Are these examples of unification problems?

Question

I have been studying unification, especially nominal unification (paper) gets my attention. I read the theory and examples. But I am wondering that what kind of problems occur in unifications. For examples, The following examples are from nominal unification paper. (I write distinct bound variables, so easier to see the solutions )

(1) $\lambda a. \lambda b. (X \, b) = \lambda c. \lambda d. (d \,X) $

(2) $\lambda a. \lambda b. (X \, b) = \lambda c. \lambda d. (d \, Y) $

(3) $\lambda a. \lambda b. (b \, X) = \lambda c. \lambda d. (d \, Y) $

I observed that each variable ($X$ or $Y$) occurs only once on one side of equations. Should it be always that way? Can I write the following

(4) $\lambda a. \lambda b. (X \, X) = \lambda c. \lambda d. (d \,X) $

(5) $\lambda a. \lambda b. (Y \, X) = \lambda c. \lambda d. (d \,X) $

(6) $\lambda a. \lambda b. (X \, X) = \lambda c. \lambda d. (X \,X) $

and are these possible unification problems?

I read many sources, but and all presented unification problems with variables only have once occurrences on one side of equations. I tried to find more examples, but could not find anything different.

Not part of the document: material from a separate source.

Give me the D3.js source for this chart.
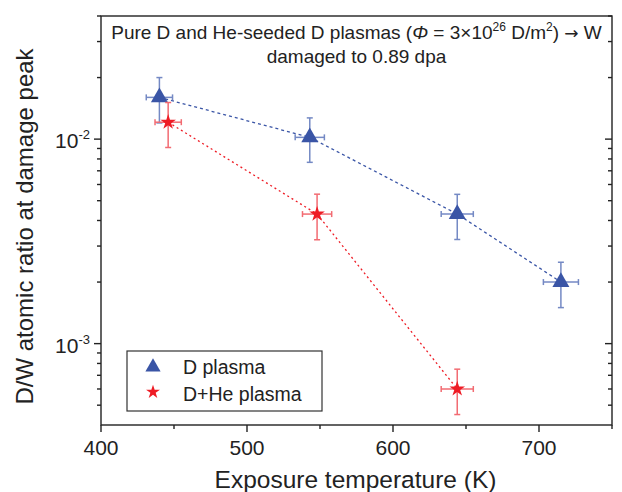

I know the unification problems arise from logic programming. And so far, I did not see any logic programs which puts $X$ twice in a term.

Anyway, hoping someone to clarify these points.

Thanks in advance!

Answer 1

Yes, the variables can occur more than once in a term. Either way you end up with a system of equations. For plain unification, you can always have the unification variables be distinct and then add equations to unify them separately. That is, you can turn $\mathtt{p}(X,X) = \mathtt{q}(\mathtt{a},\mathtt{b})$ into $\mathtt{p}(X,Y) = \mathtt{q}(\mathtt{a},\mathtt{b})$ and $X = Y$.

Comparing predicates with duplicate variables comes up all the time in Prolog. For example, one of the most iconic Prolog programs is list append, usually written as:

append([], Ys, Ys).
append([X|Xs], Ys, [X|Zs]) :- append(Xs, Ys, Zs).

If you want to be very pedantic and say these programs don't illustrate terms with duplicate variables, then you can consider another iconic Prolog technique: difference lists. The most general difference list representation of a list $[1,2,3]$ is $[1,2,3|X]\setminus X$.